I was playing with the code for this SO question and I modified it a bit to use a fixed-size process pool, which is better suited to my use case. This however seems to break it.
from multiprocessing import Process, Pool
from multiprocessing.managers import BaseManager
class numeri(object):
def __init__(self):
self.nl = []
def getLen(self):
return len(self.nl)
def stampa(self):
print self.nl
def appendi(self, x):
self.nl.append(x)
def svuota(self):
for i in range(len(self.nl)):
del self.nl[0]
class numManager(BaseManager):
pass
def produce(listaNumeri):
print 'producing', id(listaNumeri)
return id(listaNumeri)
def main():
numManager.register('numeri', numeri, exposed=['getLen', 'appendi',
'svuota', 'stampa'])
mymanager = numManager()
mymanager.start()
listaNumeri = mymanager.numeri()
print id(listaNumeri)
print '------------ Process'
for i in range(5):
producer = Process(target=produce, args=(listaNumeri,))
producer.start()
producer.join()
print '--------------- Pool'
pool = Pool(processes=1)
for i in range(5):
pool.apply_async(produce, args=(listaNumeri,)).get()
if __name__ == '__main__':
main()
The output is
4315705168
------------ Process
producing 4315705168
producing 4315705168
producing 4315705168
producing 4315705168
producing 4315705168
--------------- Pool
producing 4299771152
producing 4315861712
producing 4299771152
producing 4315861712
producing 4299771152
As you can see, in the first case all worker processes get the same object (by id).
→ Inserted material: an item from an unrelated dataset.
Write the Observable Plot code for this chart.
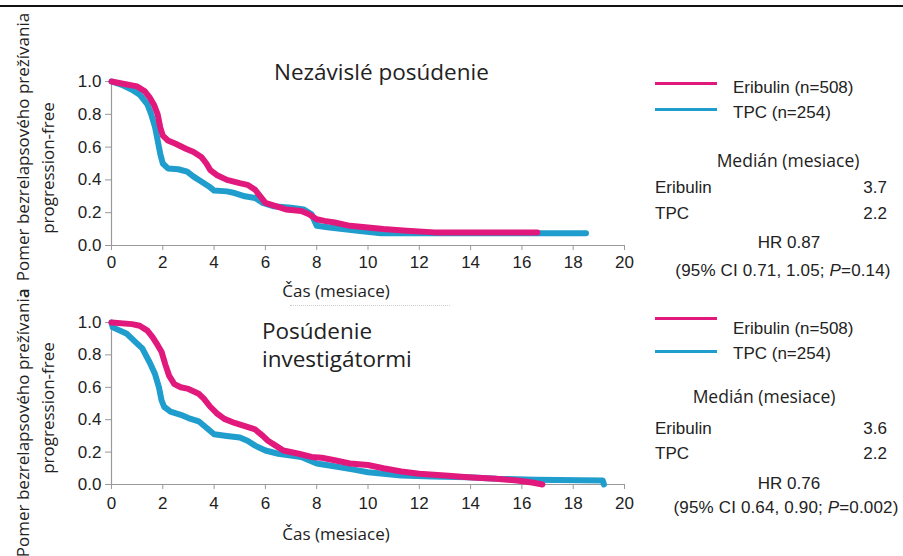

In the second case, the id is not the same. Does that mean the object is being copied?
P.S. I don't think that matters, but I am using joblib
, which internally used a Pool
:
from joblib import delayed, Parallel
print '------------- Joblib'
Parallel(n_jobs=4)(delayed(produce)(listaNumeri) for i in range(5))
which outputs:
------------- Joblib
producing 4315862096
producing 4315862288
producing 4315862480
producing 4315862672
producing 4315862352